§ Challenge: Locate the lines where "this" occurs and copy them as they stand.

====================

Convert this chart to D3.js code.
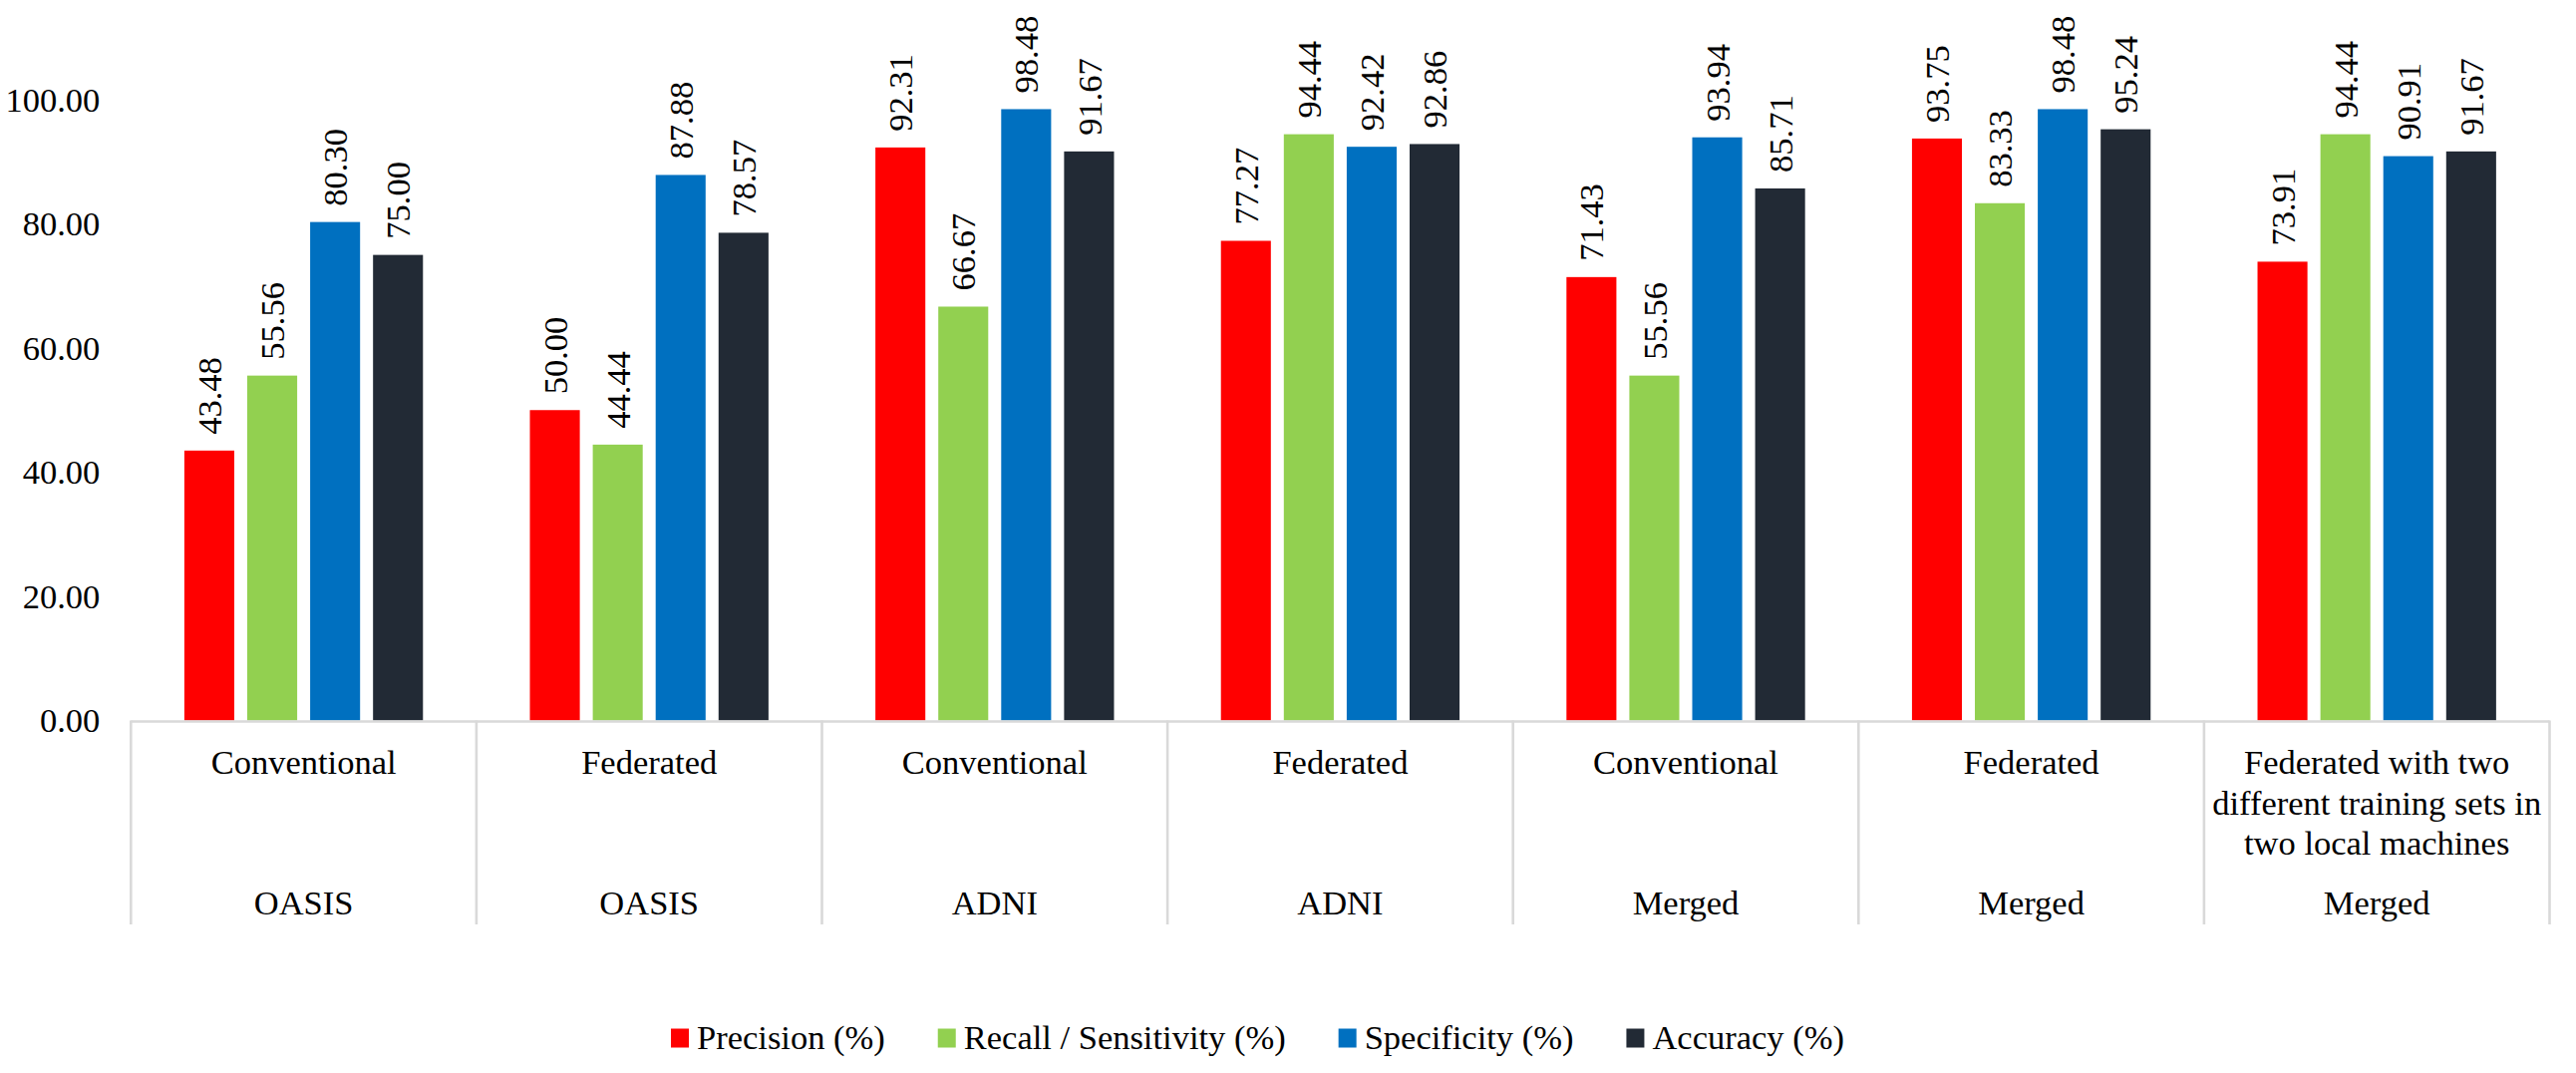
<!DOCTYPE html>
<html>
<head>
<meta charset="utf-8">
<script src="https://cdnjs.cloudflare.com/ajax/libs/d3/7.8.5/d3.min.js"></script>
<style>
  @font-face { font-family: "ChartSerif"; src: local("Liberation Serif"), local("LiberationSerif"), local("Times New Roman"); }
  html, body { margin: 0; padding: 0; background: #fff; }
  svg text { font-family: "Times New Roman", "Liberation Serif", ChartSerif, Tinos, serif; }
</style>
</head>
<body>
<div id="chart"></div>
<script>
// chart values
var methods = ["Conventional", "Federated", "Conventional", "Federated", "Conventional", "Federated",
    "Federated with two different training sets in two local machines"];
var datasets = ["OASIS", "OASIS", "ADNI", "ADNI", "Merged", "Merged", "Merged"];
var seriesNames = ["Precision (%)", "Recall / Sensitivity (%)", "Specificity (%)", "Accuracy (%)"];
var precision   = [43.48, 50.00, 92.31, 77.27, 71.43, 93.75, 73.91];
var recall      = [55.56, 44.44, 66.67, 94.44, 55.56, 83.33, 94.44];
var specificity = [80.30, 87.88, 98.48, 92.42, 93.94, 98.48, 90.91];
var accuracy    = [75.00, 78.57, 91.67, 92.86, 85.71, 95.24, 91.67];
var yTicks = [0, 20, 40, 60, 80, 100];

var seriesValues = [precision, recall, specificity, accuracy];
var colors = ["#FF0000", "#92D050", "#0070C0", "#222A35"];

var WIDTH = 2584, HEIGHT = 1076;
var FONT = 34.5;
var GRID = "#D9D9D9";

var plot = {left: 131.3, right: 2557.5, top: 100, bottom: 722.5};

// text measuring without touching the svg layout
var ctx = document.createElement("canvas").getContext("2d");
ctx.font = FONT + "px 'Times New Roman', 'Liberation Serif', serif";
function textWidth(s) { return ctx.measureText(s).width; }

var svg = d3.select("#chart").append("svg")
    .attr("width", WIDTH)
    .attr("height", HEIGHT)
    .attr("font-family", "Times New Roman")
    .attr("font-size", FONT);

function serif(sel) {
    sel.attr("font-family", "Times New Roman")
       .attr("font-size", FONT)
       .attr("fill", "#000");
}

var x0 = d3.scaleBand()
    .domain(d3.range(methods.length))
    .range([plot.left, plot.right])
    .padding(0);

var x1 = d3.scaleBand()
    .domain(d3.range(seriesNames.length))
    .range([0, x0.bandwidth()])
    .paddingInner(0.206)
    .paddingOuter(0.85);

var y = d3.scaleLinear()
    .domain([0, 100])
    .range([plot.bottom, plot.top]);

// y axis labels
var yAxis = svg.append("g")
    .attr("class", "y-axis")
    .attr("transform", "translate(" + plot.left + ",0)")
    .call(d3.axisLeft(y).tickValues(yTicks).tickSize(0).tickPadding(31).tickFormat(d3.format(".2f")));
yAxis.attr("font-family", "Times New Roman").attr("font-size", FONT);
yAxis.select(".domain").remove();
yAxis.selectAll("text")
    .attr("dy", "0.33em")
    .call(serif);

// bars
var groups = svg.append("g").attr("class", "bars")
    .selectAll("g")
    .data(methods)
    .enter().append("g")
    .attr("transform", function(d, i) { return "translate(" + x0(i) + ",0)"; });

var cells = groups.selectAll("g")
    .data(function(d, i) {
        return seriesValues.map(function(vals, s) { return {s: s, v: vals[i]}; });
    })
    .enter().append("g");

cells.append("rect")
    .attr("x", function(d) { return x1(d.s); })
    .attr("y", function(d) { return y(d.v); })
    .attr("width", x1.bandwidth())
    .attr("height", function(d) { return y(0) - y(d.v); })
    .attr("fill", function(d) { return colors[d.s]; });

cells.append("text")
    .attr("transform", function(d) {
        return "translate(" + (x1(d.s) + x1.bandwidth() / 2) + "," + (y(d.v) - 16) + ") rotate(-90)";
    })
    .attr("dy", "0.35em")
    .attr("text-anchor", "start")
    .call(serif)
    .text(function(d) { return d.v.toFixed(2); });

// category axis: baseline, dividers
var axisG = svg.append("g").attr("class", "cat-axis");
axisG.append("line")
    .attr("x1", plot.left).attr("x2", plot.right)
    .attr("y1", 723.5).attr("y2", 723.5)
    .attr("stroke", GRID).attr("stroke-width", 2.6);

var dividers = d3.range(methods.length + 1).map(function(i) {
    return i < methods.length ? x0(i) : x0(i - 1) + x0.bandwidth();
});
axisG.selectAll("line.div")
    .data(dividers)
    .enter().append("line")
    .attr("class", "div")
    .attr("x1", function(d) { return d; }).attr("x2", function(d) { return d; })
    .attr("y1", 722.5).attr("y2", 927)
    .attr("stroke", GRID).attr("stroke-width", 2.6);

// split a label into lines that fit a group
function wrapLines(s, maxWidth) {
    var words = s.split(/\s+/), lines = [], line = [];
    words.forEach(function(w) {
        var test = line.concat([w]).join(" ");
        if (line.length && textWidth(test) > maxWidth) {
            lines.push(line.join(" "));
            line = [w];
        } else {
            line.push(w);
        }
    });
    lines.push(line.join(" "));
    return lines;
}

axisG.selectAll("text.method")
    .data(methods)
    .enter().append("text")
    .attr("class", "method")
    .attr("x", function(d, i) { return x0(i) + x0.bandwidth() / 2; })
    .attr("y", 776)
    .attr("text-anchor", "middle")
    .call(serif)
    .each(function(d, i) {
        var t = d3.select(this), cx = x0(i) + x0.bandwidth() / 2;
        wrapLines(d, x0.bandwidth() - 8).forEach(function(l, k) {
            t.append("tspan").attr("x", cx).attr("dy", k ? 40.5 : 0).text(l);
        });
    });

axisG.selectAll("text.dataset")
    .data(datasets)
    .enter().append("text")
    .attr("class", "dataset")
    .attr("x", function(d, i) { return x0(i) + x0.bandwidth() / 2; })
    .attr("y", 917)
    .attr("text-anchor", "middle")
    .call(serif)
    .text(function(d) { return d; });

// legend
var legend = svg.append("g").attr("class", "legend")
    .attr("transform", "translate(673,1041)");
var lx = 0;
seriesNames.forEach(function(name, s) {
    var item = legend.append("g").attr("transform", "translate(" + lx + ",0)");
    item.append("rect")
        .attr("x", 0).attr("y", -9.5)
        .attr("width", 18).attr("height", 19)
        .attr("fill", colors[s]);
    item.append("text")
        .attr("x", 26).attr("y", 0)
        .attr("dy", "0.33em")
        .call(serif)
        .text(name);
    lx += 26 + textWidth(name) + 53;
});
</script>
</body>
</html>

====================

§ Complete response:
Convert this chart to D3.js code.
        var t = d3.select(this), cx = x0(i) + x0.bandwidth() / 2;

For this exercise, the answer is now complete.